● Set exercise:
Out of the lines below, please list those that hold the string "uses".
===== Dataset excerpts
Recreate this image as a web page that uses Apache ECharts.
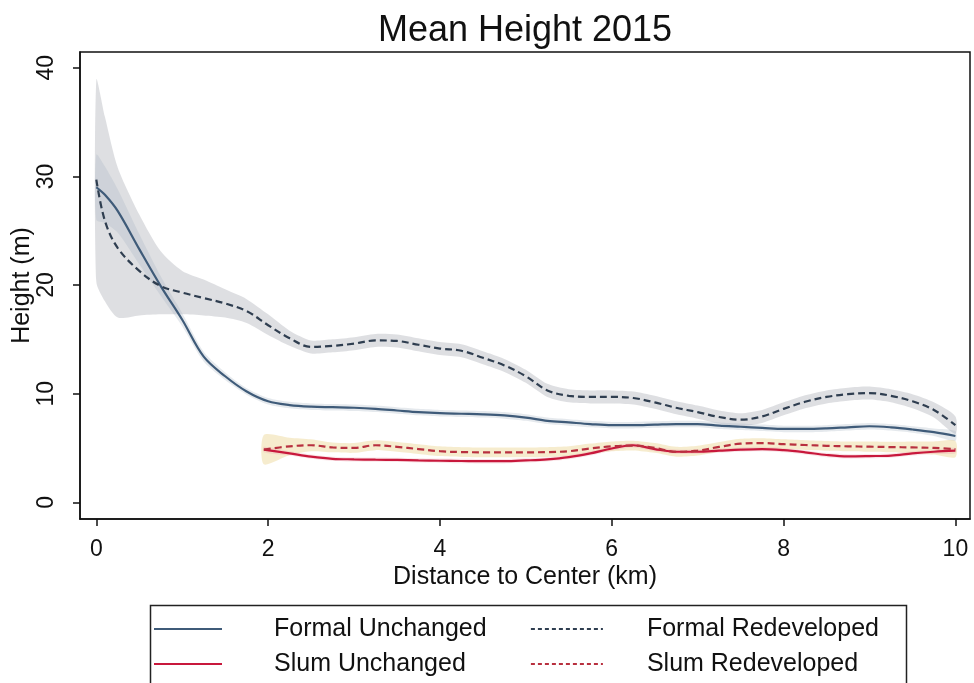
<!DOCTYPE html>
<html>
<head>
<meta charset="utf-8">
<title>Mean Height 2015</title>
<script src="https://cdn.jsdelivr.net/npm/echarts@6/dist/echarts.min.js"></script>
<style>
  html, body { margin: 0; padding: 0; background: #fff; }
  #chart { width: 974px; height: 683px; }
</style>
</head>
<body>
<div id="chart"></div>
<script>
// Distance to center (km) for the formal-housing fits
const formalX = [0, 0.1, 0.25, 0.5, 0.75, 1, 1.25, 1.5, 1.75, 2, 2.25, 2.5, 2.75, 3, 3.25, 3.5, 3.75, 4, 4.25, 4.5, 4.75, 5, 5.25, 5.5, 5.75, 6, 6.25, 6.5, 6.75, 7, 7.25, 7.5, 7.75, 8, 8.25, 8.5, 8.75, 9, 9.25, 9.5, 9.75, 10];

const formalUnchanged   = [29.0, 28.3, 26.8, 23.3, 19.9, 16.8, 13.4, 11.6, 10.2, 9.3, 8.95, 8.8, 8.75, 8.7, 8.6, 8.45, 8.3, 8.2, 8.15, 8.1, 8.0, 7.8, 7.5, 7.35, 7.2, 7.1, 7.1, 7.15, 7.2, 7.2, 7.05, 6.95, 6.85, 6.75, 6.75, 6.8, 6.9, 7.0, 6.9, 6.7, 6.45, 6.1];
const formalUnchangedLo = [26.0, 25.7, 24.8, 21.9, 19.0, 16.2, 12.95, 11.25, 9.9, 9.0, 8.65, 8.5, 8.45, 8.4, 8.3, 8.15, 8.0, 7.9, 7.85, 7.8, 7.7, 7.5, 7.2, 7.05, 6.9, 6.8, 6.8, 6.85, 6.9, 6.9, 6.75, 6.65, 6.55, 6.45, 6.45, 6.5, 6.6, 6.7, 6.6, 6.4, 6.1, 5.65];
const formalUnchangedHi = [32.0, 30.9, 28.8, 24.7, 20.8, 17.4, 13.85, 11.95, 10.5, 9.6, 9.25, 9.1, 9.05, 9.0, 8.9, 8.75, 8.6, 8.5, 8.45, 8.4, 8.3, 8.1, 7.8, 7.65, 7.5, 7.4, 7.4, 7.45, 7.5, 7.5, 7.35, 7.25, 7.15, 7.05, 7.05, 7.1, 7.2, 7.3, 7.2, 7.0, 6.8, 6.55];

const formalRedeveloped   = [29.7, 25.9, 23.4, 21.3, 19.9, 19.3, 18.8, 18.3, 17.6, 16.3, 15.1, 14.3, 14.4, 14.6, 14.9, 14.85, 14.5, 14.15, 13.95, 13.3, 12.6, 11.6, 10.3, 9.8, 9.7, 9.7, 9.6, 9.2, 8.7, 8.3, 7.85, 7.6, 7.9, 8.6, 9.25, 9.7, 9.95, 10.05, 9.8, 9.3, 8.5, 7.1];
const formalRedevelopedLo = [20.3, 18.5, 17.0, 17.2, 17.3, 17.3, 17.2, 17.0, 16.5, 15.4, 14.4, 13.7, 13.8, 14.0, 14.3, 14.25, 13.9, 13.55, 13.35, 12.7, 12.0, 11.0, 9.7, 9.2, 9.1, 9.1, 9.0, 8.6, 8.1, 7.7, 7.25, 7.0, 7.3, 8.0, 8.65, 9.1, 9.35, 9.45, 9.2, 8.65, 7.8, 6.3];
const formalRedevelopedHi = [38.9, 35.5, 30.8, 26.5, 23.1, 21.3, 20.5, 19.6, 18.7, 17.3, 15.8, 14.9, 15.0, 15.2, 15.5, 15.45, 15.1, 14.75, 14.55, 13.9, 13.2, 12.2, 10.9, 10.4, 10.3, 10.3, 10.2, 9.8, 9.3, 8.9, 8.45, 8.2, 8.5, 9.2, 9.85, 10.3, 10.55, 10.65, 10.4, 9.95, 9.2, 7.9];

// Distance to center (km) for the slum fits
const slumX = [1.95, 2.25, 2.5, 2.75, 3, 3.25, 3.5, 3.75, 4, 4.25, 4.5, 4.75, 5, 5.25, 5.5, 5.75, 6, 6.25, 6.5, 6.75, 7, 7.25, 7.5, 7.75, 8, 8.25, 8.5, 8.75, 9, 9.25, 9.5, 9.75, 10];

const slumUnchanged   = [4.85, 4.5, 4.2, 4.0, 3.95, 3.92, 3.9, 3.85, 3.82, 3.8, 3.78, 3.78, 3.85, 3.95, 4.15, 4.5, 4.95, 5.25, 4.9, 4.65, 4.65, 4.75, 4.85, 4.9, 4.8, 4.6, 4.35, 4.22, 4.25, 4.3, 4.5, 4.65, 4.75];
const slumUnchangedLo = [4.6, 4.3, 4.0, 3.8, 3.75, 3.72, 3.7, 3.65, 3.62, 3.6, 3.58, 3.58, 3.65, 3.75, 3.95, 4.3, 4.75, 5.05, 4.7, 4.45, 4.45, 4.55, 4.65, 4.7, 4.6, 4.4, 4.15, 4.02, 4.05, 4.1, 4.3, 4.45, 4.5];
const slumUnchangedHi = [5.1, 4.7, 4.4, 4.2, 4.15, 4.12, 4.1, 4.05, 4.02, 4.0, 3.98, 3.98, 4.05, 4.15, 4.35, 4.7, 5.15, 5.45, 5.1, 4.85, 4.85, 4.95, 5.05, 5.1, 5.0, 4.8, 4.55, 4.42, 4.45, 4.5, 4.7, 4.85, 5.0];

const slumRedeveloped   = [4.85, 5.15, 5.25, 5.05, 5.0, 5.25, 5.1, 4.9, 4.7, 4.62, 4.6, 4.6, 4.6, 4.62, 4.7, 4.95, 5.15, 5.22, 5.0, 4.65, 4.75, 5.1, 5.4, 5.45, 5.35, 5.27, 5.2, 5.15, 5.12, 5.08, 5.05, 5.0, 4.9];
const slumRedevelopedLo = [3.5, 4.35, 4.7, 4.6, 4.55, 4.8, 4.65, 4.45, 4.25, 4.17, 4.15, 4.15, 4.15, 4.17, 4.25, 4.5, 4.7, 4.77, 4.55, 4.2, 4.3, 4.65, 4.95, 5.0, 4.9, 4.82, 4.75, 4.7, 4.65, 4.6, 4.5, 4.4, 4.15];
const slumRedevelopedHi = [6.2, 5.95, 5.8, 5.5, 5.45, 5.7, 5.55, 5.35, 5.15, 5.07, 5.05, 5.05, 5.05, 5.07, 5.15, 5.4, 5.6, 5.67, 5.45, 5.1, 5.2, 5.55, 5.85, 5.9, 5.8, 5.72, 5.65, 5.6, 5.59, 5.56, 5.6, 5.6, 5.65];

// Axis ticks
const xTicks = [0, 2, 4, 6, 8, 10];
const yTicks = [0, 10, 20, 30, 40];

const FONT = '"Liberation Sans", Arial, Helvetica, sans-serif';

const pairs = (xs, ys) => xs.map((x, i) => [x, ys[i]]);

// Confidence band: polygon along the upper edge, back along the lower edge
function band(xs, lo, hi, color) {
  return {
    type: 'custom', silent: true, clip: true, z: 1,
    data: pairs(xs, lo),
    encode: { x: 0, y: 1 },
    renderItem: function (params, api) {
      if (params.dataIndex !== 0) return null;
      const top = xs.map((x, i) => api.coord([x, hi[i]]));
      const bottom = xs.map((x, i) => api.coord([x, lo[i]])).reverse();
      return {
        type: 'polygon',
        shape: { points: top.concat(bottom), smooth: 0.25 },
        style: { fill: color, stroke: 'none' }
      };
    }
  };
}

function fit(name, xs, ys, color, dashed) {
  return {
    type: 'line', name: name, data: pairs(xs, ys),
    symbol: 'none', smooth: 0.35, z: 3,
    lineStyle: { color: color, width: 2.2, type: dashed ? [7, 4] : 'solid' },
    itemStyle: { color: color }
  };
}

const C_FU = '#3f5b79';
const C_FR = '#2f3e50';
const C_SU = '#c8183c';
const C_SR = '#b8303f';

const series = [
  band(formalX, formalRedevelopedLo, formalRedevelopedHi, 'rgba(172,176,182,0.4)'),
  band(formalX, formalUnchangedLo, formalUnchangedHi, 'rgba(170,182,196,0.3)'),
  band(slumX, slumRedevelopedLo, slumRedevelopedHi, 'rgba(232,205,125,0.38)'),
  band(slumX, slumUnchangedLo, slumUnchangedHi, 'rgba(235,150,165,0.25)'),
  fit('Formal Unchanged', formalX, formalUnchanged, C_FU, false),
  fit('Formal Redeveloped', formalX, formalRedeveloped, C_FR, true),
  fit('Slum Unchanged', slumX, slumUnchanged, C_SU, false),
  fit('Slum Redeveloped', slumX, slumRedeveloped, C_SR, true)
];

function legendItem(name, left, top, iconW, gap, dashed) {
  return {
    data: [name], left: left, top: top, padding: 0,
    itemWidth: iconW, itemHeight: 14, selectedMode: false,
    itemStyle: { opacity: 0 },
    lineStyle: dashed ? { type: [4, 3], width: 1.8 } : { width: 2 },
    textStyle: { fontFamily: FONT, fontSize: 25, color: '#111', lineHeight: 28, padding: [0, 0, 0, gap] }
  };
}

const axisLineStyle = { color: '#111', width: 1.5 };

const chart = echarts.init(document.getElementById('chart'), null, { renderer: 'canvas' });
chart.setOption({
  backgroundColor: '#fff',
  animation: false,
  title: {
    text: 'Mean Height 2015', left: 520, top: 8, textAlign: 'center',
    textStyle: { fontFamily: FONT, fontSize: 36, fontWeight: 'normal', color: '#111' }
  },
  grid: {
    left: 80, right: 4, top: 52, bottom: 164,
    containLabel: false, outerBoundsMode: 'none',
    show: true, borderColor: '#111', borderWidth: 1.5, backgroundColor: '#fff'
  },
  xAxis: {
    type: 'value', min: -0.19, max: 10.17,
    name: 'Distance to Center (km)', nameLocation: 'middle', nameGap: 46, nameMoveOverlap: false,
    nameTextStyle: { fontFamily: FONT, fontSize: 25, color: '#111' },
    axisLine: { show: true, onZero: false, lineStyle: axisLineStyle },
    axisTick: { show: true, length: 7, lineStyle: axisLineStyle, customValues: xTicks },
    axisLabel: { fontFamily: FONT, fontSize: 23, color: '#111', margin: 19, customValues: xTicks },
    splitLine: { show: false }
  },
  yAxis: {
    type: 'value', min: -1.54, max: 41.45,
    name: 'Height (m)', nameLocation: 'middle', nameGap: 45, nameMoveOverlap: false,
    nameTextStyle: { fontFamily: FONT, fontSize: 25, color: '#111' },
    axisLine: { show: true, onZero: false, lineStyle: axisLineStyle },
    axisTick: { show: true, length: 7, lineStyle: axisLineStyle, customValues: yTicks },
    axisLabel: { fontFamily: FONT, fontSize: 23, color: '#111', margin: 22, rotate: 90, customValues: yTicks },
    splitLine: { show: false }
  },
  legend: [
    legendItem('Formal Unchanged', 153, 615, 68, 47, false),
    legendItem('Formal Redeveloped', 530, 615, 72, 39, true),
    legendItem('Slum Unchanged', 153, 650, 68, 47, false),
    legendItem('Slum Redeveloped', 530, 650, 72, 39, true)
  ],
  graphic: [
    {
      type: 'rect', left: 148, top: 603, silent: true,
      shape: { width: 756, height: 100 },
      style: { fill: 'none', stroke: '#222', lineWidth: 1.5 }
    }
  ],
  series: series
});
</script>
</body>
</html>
==========
===== Dataset excerpts
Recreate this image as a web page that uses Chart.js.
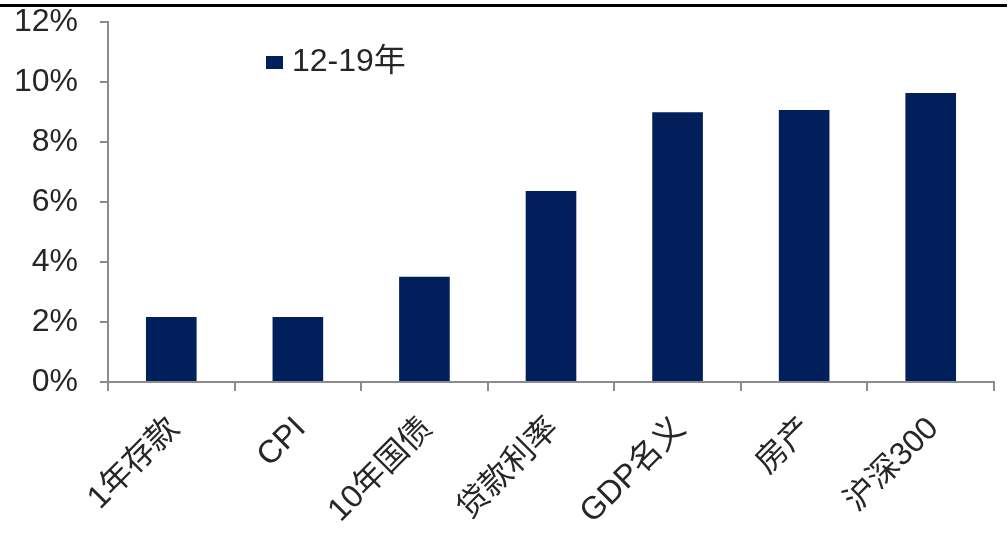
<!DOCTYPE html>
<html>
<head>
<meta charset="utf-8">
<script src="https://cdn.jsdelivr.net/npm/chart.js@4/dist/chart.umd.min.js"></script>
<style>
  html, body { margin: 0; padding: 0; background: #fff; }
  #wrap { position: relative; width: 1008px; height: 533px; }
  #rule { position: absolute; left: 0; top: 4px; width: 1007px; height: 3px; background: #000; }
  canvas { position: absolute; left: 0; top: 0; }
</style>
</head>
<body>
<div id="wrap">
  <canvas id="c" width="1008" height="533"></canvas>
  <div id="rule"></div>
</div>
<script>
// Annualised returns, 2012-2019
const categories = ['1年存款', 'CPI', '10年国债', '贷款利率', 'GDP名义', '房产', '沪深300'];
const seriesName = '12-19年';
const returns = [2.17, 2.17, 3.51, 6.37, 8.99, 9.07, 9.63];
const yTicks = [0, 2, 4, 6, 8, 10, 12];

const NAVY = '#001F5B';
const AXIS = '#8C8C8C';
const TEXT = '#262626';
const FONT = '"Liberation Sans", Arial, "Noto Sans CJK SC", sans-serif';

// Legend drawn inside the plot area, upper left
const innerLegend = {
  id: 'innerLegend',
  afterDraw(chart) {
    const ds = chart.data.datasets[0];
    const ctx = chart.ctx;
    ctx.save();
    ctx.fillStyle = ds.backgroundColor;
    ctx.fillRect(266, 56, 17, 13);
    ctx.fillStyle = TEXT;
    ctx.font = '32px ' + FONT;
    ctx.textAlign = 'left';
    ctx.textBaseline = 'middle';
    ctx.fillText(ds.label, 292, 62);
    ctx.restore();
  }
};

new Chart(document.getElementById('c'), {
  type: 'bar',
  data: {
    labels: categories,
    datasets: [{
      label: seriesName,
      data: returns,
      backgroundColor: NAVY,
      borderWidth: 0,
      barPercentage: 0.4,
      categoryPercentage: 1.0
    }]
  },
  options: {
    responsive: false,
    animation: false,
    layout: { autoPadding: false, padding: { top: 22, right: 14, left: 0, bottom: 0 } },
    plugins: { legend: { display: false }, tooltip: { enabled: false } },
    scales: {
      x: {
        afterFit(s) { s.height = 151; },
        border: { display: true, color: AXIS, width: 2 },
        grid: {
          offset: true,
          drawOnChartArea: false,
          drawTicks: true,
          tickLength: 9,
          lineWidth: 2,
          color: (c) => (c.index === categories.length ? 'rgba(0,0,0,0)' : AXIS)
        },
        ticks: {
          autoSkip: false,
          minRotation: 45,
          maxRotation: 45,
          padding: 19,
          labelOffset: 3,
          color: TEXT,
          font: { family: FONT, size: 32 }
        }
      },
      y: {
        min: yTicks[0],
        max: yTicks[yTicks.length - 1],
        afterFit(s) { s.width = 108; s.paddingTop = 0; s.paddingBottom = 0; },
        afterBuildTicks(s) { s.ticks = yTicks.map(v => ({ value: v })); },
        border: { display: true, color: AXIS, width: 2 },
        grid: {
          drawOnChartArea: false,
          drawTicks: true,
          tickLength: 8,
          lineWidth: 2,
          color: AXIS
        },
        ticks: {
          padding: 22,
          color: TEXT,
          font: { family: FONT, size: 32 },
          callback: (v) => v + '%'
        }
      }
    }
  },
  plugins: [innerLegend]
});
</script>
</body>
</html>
==========
● Result of this task:
Recreate this image as a web page that uses Apache ECharts.
Recreate this image as a web page that uses Chart.js.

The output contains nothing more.